[PROBLEM DESCRIPTION]
The data must be returned in full and exactly as given.

[RAW DATA]
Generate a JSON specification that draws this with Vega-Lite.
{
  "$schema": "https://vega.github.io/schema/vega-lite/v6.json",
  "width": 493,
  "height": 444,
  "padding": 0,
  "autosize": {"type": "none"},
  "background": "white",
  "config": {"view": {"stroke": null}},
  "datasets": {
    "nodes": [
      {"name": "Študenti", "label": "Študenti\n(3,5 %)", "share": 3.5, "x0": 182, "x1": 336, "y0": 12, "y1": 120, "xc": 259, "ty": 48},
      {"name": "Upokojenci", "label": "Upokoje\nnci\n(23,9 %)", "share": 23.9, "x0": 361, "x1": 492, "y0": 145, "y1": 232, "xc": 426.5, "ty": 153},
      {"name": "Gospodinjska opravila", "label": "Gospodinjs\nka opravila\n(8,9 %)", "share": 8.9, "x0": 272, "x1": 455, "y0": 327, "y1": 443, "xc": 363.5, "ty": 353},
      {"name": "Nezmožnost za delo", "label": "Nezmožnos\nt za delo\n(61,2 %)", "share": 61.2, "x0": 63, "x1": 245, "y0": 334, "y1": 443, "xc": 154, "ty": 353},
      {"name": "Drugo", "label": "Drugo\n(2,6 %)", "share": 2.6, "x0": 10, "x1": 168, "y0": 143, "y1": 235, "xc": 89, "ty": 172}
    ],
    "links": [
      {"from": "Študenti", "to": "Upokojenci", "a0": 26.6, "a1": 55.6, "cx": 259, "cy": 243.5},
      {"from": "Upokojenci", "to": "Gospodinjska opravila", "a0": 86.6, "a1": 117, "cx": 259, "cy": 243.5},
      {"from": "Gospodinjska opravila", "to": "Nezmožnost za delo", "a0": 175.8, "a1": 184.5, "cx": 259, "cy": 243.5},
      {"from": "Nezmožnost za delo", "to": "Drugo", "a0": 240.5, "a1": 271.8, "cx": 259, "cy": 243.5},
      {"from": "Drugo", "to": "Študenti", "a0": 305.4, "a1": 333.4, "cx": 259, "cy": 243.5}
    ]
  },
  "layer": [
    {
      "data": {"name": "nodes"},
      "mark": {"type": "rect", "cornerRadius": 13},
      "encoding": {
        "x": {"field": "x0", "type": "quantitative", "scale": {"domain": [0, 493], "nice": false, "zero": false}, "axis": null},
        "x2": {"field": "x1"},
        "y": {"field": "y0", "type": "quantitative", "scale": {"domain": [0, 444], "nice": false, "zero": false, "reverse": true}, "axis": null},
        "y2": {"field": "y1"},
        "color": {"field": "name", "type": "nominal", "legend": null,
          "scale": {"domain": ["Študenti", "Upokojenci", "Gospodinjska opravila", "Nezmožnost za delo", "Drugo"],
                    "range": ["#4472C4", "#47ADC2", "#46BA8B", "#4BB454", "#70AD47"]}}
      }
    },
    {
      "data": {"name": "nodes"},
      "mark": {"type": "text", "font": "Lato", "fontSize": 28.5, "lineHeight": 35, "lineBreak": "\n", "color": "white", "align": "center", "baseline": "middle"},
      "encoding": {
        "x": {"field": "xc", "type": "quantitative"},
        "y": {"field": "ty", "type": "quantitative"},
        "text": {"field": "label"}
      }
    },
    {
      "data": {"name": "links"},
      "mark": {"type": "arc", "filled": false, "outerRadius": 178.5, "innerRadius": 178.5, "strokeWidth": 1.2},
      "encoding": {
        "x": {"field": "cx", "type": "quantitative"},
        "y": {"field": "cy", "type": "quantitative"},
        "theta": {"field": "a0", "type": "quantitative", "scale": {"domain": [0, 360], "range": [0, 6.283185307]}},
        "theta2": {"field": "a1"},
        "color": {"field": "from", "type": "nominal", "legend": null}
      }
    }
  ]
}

[RESPONSE TO THIS TASK]
Generate a JSON specification that draws this with Vega-Lite.
{
  "$schema": "https://vega.github.io/schema/vega-lite/v6.json",
  "width": 493,
  "height": 444,
  "padding": 0,
  "autosize": {"type": "none"},
  "background": "white",
  "config": {"view": {"stroke": null}},
  "datasets": {
    "nodes": [
      {"name": "Študenti", "label": "Študenti\n(3,5 %)", "share": 3.5, "x0": 182, "x1": 336, "y0": 12, "y1": 120, "xc": 259, "ty": 48},
      {"name": "Upokojenci", "label": "Upokoje\nnci\n(23,9 %)", "share": 23.9, "x0": 361, "x1": 492, "y0": 145, "y1": 232, "xc": 426.5, "ty": 153},
      {"name": "Gospodinjska opravila", "label": "Gospodinjs\nka opravila\n(8,9 %)", "share": 8.9, "x0": 272, "x1": 455, "y0": 327, "y1": 443, "xc": 363.5, "ty": 353},
      {"name": "Nezmožnost za delo", "label": "Nezmožnos\nt za delo\n(61,2 %)", "share": 61.2, "x0": 63, "x1": 245, "y0": 334, "y1": 443, "xc": 154, "ty": 353},
      {"name": "Drugo", "label": "Drugo\n(2,6 %)", "share": 2.6, "x0": 10, "x1": 168, "y0": 143, "y1": 235, "xc": 89, "ty": 172}
    ],
    "links": [
      {"from": "Študenti", "to": "Upokojenci", "a0": 26.6, "a1": 55.6, "cx": 259, "cy": 243.5},
      {"from": "Upokojenci", "to": "Gospodinjska opravila", "a0": 86.6, "a1": 117, "cx": 259, "cy": 243.5},
      {"from": "Gospodinjska opravila", "to": "Nezmožnost za delo", "a0": 175.8, "a1": 184.5, "cx": 259, "cy": 243.5},
      {"from": "Nezmožnost za delo", "to": "Drugo", "a0": 240.5, "a1": 271.8, "cx": 259, "cy": 243.5},
      {"from": "Drugo", "to": "Študenti", "a0": 305.4, "a1": 333.4, "cx": 259, "cy": 243.5}
    ]
  },
  "layer": [
    {
      "data": {"name": "nodes"},
      "mark": {"type": "rect", "cornerRadius": 13},
      "encoding": {
        "x": {"field": "x0", "type": "quantitative", "scale": {"domain": [0, 493], "nice": false, "zero": false}, "axis": null},
        "x2": {"field": "x1"},
        "y": {"field": "y0", "type": "quantitative", "scale": {"domain": [0, 444], "nice": false, "zero": false, "reverse": true}, "axis": null},
        "y2": {"field": "y1"},
        "color": {"field": "name", "type": "nominal", "legend": null,
          "scale": {"domain": ["Študenti", "Upokojenci", "Gospodinjska opravila", "Nezmožnost za delo", "Drugo"],
                    "range": ["#4472C4", "#47ADC2", "#46BA8B", "#4BB454", "#70AD47"]}}
      }
    },
    {
      "data": {"name": "nodes"},
      "mark": {"type": "text", "font": "Lato", "fontSize": 28.5, "lineHeight": 35, "lineBreak": "\n", "color": "white", "align": "center", "baseline": "middle"},
      "encoding": {
        "x": {"field": "xc", "type": "quantitative"},
        "y": {"field": "ty", "type": "quantitative"},
        "text": {"field": "label"}
      }
    },
    {
      "data": {"name": "links"},
      "mark": {"type": "arc", "filled": false, "outerRadius": 178.5, "innerRadius": 178.5, "strokeWidth": 1.2},
      "encoding": {
        "x": {"field": "cx", "type": "quantitative"},
        "y": {"field": "cy", "type": "quantitative"},
        "theta": {"field": "a0", "type": "quantitative", "scale": {"domain": [0, 360], "range": [0, 6.283185307]}},
        "theta2": {"field": "a1"},
        "color": {"field": "from", "type": "nominal", "legend": null}
      }
    }
  ]
}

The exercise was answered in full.